Consider, by contrast, the boycotts of Hewlett Packard, Caterpillar, SodaStream, Ahava, G4S, and other corporations complicit in Israeli violations of international human rights law. The purpose of these boycotts is to pressure companies not to participate in violating Palestinian rights and thus force Israel to comply with international law regarding refugees, settlements, home demolitions, freedom of movement, ethnic discrimination, imprisonment, and torture.

These boycotts target specific companies that are directly complicit in specific human rights violations. Each company is free at any time to end the boycott by changing its behavior. One can argue about the usefulness of any particular boycott but boycotts of this sort are often justifiable and even morally admirable.

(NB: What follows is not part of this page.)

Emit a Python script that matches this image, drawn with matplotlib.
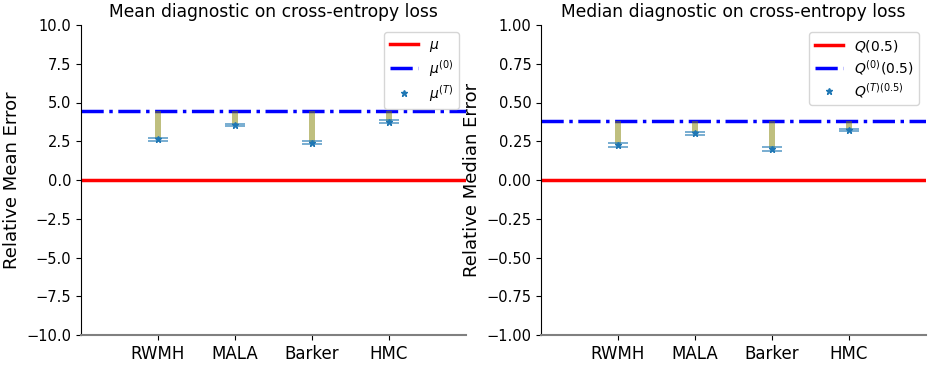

And academic boycotts? The American Association of University Professors opposes academic boycotts but maintains a list of censured institutions that anyone is free to boycott. But to get onto the AAUP list an institution must seriously violate basic academic standards, as when the University of Illinois rescinded its job offer to Professor Steven Salaita because of objections to his anti-Zionist tweets. And colleges can get off the list by changing their policies and practices.

An academic boycott of all colleges and universities in an entire country, in contrast, removes its targets from the international academic community for reasons beyond their control. Such boycotts threaten the important ideal of academia as an autonomous international community that transcends national divisions.

People have a right to boycott institutions even when their boycott is deemed unwise or unjustifiable. But in boycotting for human rights we should think hard about what we are trying to accomplish and how best to achieve those ends. Our choice of targets and tactics must be consistent with our commitment to human rights and academic freedom.